Exercise objective -
Your task is to copy the listing exactly. Drop any pictures from the copy.

Material provided -
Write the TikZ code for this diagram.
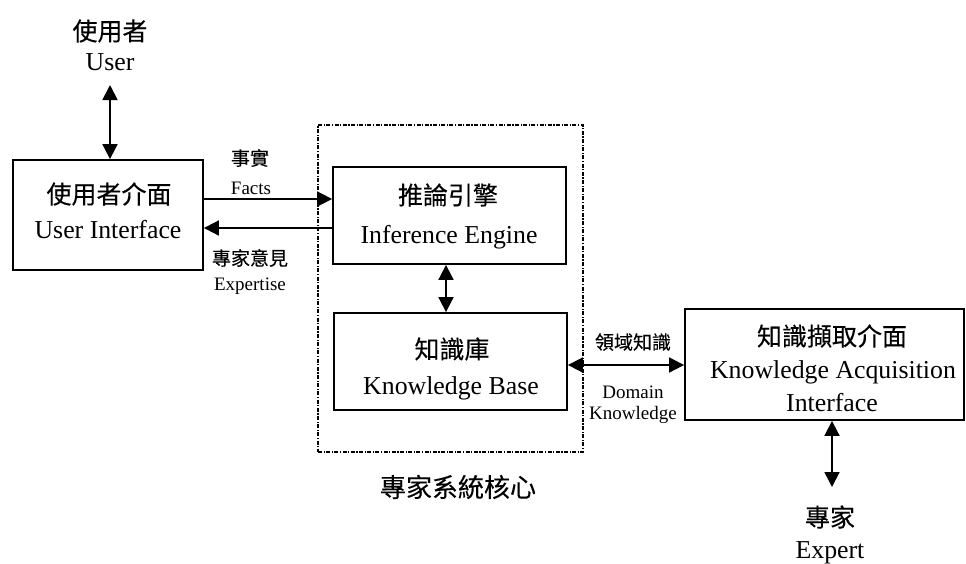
\documentclass[tikz,border=0pt]{standalone}
\usepackage{fontspec}
\setmainfont{Liberation Serif}
\newfontfamily\cjk[FakeBold=0.25]{Noto Sans CJK TC}
\usetikzlibrary{arrows.meta}

\tikzset{
  box/.style={draw, line width=1.8pt, rectangle, inner sep=0pt},
  corebox/.style={draw, line width=1.1pt, rectangle, inner sep=0pt,
    dash pattern=on 4pt off 1.5pt on 1.2pt off 1.5pt},
  link/.style={line width=1.8pt, {Triangle[length=15pt,width=15pt]}-{Triangle[length=15pt,width=15pt]}},
  oneway/.style={line width=1.8pt, -{Triangle[length=15pt,width=15pt]}},
  big/.style={inner sep=0pt, font=\fontsize{25.8}{30}\selectfont},
  bigzh/.style={inner sep=0pt, font=\cjk\fontsize{25}{30}\selectfont},
  small/.style={inner sep=0pt, font=\fontsize{19}{23}\selectfont},
  smallzh/.style={inner sep=0pt, font=\cjk\fontsize{19}{23}\selectfont},
}

\begin{document}
\begin{tikzpicture}[x=1pt, y=-1pt]
\useasboundingbox (0,0) rectangle (966,563);

% expert-system core (dash-dotted frame)
\node[corebox, minimum width=265pt, minimum height=327pt] (core) at (450.5,288.5) {};
\node[bigzh, font=\cjk\fontsize{26}{30}\selectfont] (corelbl) at (458,487) {專家系統核心};

% boxes
\node[box, minimum width=190pt, minimum height=110pt] (ui) at (108,215) {};
\node[box, minimum width=233pt, minimum height=97pt] (ie) at (449.5,215.5) {};
\node[box, minimum width=233pt, minimum height=97pt] (kb) at (450.5,361.5) {};
\node[box, minimum width=279pt, minimum height=111pt] (ka) at (824.5,364.5) {};

% user
\node[bigzh] (userzh) at (110,31) {使用者};
\node[big, anchor=base] (useren) at (110,70) {User};
\coordinate (usertip) at (110,85);

% user interface text
\node[bigzh] (uizh) at (109,194) {使用者介面};
\node[big, anchor=base] (uien) at (108,238) {User Interface};

% inference engine text
\node[bigzh] (iezh) at (448,195) {推論引擎};
\node[big, anchor=base] (ieen) at (449,243) {Inference Engine};

% knowledge base text
\node[bigzh] (kbzh) at (452,349) {知識庫};
\node[big, anchor=base] (kben) at (451,394) {Knowledge Base};

% knowledge acquisition interface text
\node[bigzh] (kazh) at (832,336) {知識擷取介面};
\node[big, anchor=base] (kaen1) at (833,378) {Knowledge Acquisition};
\node[big, anchor=base] (kaen2) at (832,411) {Interface};

% expert
\coordinate (experttip) at (832,487);
\node[bigzh] (expzh) at (830,517) {專家};
\node[big, anchor=base] (expen) at (830,558) {Expert};

% connector labels
\node[smallzh] (factszh) at (250,158) {事實};
\node[small, anchor=base] (factsen) at (251,194) {Facts};
\node[smallzh] (expertisezh) at (250,258) {專家意見};
\node[small, anchor=base] (expertiseen) at (250,290) {Expertise};
\node[smallzh] (domzh) at (633,342) {領域知識};
\node[small, anchor=base] (domen1) at (633,398) {Domain};
\node[small, anchor=base] (domen2) at (633,419) {Knowledge};

% connectors
\draw[link] (usertip) -- (usertip |- ui.north);
\draw[oneway] (ui.east |- 0,199) -- (ie.west |- 0,199);
\draw[oneway] (ie.west |- 0,228) -- (ui.east |- 0,228);
\draw[link] (ie.south -| 446,0) -- (kb.north -| 446,0);
\draw[link] (kb.east |- 0,365) -- (ka.west |- 0,365);
\draw[link] (ka.south -| experttip) -- (experttip);
\end{tikzpicture}
\end{document}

Answer -
Write the TikZ code for this diagram.
\documentclass[tikz,border=0pt]{standalone}
\usepackage{fontspec}
\setmainfont{Liberation Serif}
\newfontfamily\cjk[FakeBold=0.25]{Noto Sans CJK TC}
\usetikzlibrary{arrows.meta}

\tikzset{
  box/.style={draw, line width=1.8pt, rectangle, inner sep=0pt},
  corebox/.style={draw, line width=1.1pt, rectangle, inner sep=0pt,
    dash pattern=on 4pt off 1.5pt on 1.2pt off 1.5pt},
  link/.style={line width=1.8pt, {Triangle[length=15pt,width=15pt]}-{Triangle[length=15pt,width=15pt]}},
  oneway/.style={line width=1.8pt, -{Triangle[length=15pt,width=15pt]}},
  big/.style={inner sep=0pt, font=\fontsize{25.8}{30}\selectfont},
  bigzh/.style={inner sep=0pt, font=\cjk\fontsize{25}{30}\selectfont},
  small/.style={inner sep=0pt, font=\fontsize{19}{23}\selectfont},
  smallzh/.style={inner sep=0pt, font=\cjk\fontsize{19}{23}\selectfont},
}

\begin{document}
\begin{tikzpicture}[x=1pt, y=-1pt]
\useasboundingbox (0,0) rectangle (966,563);

% expert-system core (dash-dotted frame)
\node[corebox, minimum width=265pt, minimum height=327pt] (core) at (450.5,288.5) {};
\node[bigzh, font=\cjk\fontsize{26}{30}\selectfont] (corelbl) at (458,487) {專家系統核心};

% boxes
\node[box, minimum width=190pt, minimum height=110pt] (ui) at (108,215) {};
\node[box, minimum width=233pt, minimum height=97pt] (ie) at (449.5,215.5) {};
\node[box, minimum width=233pt, minimum height=97pt] (kb) at (450.5,361.5) {};
\node[box, minimum width=279pt, minimum height=111pt] (ka) at (824.5,364.5) {};

% user
\node[bigzh] (userzh) at (110,31) {使用者};
\node[big, anchor=base] (useren) at (110,70) {User};
\coordinate (usertip) at (110,85);

% user interface text
\node[bigzh] (uizh) at (109,194) {使用者介面};
\node[big, anchor=base] (uien) at (108,238) {User Interface};

% inference engine text
\node[bigzh] (iezh) at (448,195) {推論引擎};
\node[big, anchor=base] (ieen) at (449,243) {Inference Engine};

% knowledge base text
\node[bigzh] (kbzh) at (452,349) {知識庫};
\node[big, anchor=base] (kben) at (451,394) {Knowledge Base};

% knowledge acquisition interface text
\node[bigzh] (kazh) at (832,336) {知識擷取介面};
\node[big, anchor=base] (kaen1) at (833,378) {Knowledge Acquisition};
\node[big, anchor=base] (kaen2) at (832,411) {Interface};

% expert
\coordinate (experttip) at (832,487);
\node[bigzh] (expzh) at (830,517) {專家};
\node[big, anchor=base] (expen) at (830,558) {Expert};

% connector labels
\node[smallzh] (factszh) at (250,158) {事實};
\node[small, anchor=base] (factsen) at (251,194) {Facts};
\node[smallzh] (expertisezh) at (250,258) {專家意見};
\node[small, anchor=base] (expertiseen) at (250,290) {Expertise};
\node[smallzh] (domzh) at (633,342) {領域知識};
\node[small, anchor=base] (domen1) at (633,398) {Domain};
\node[small, anchor=base] (domen2) at (633,419) {Knowledge};

% connectors
\draw[link] (usertip) -- (usertip |- ui.north);
\draw[oneway] (ui.east |- 0,199) -- (ie.west |- 0,199);
\draw[oneway] (ie.west |- 0,228) -- (ui.east |- 0,228);
\draw[link] (ie.south -| 446,0) -- (kb.north -| 446,0);
\draw[link] (kb.east |- 0,365) -- (ka.west |- 0,365);
\draw[link] (ka.south -| experttip) -- (experttip);
\end{tikzpicture}
\end{document}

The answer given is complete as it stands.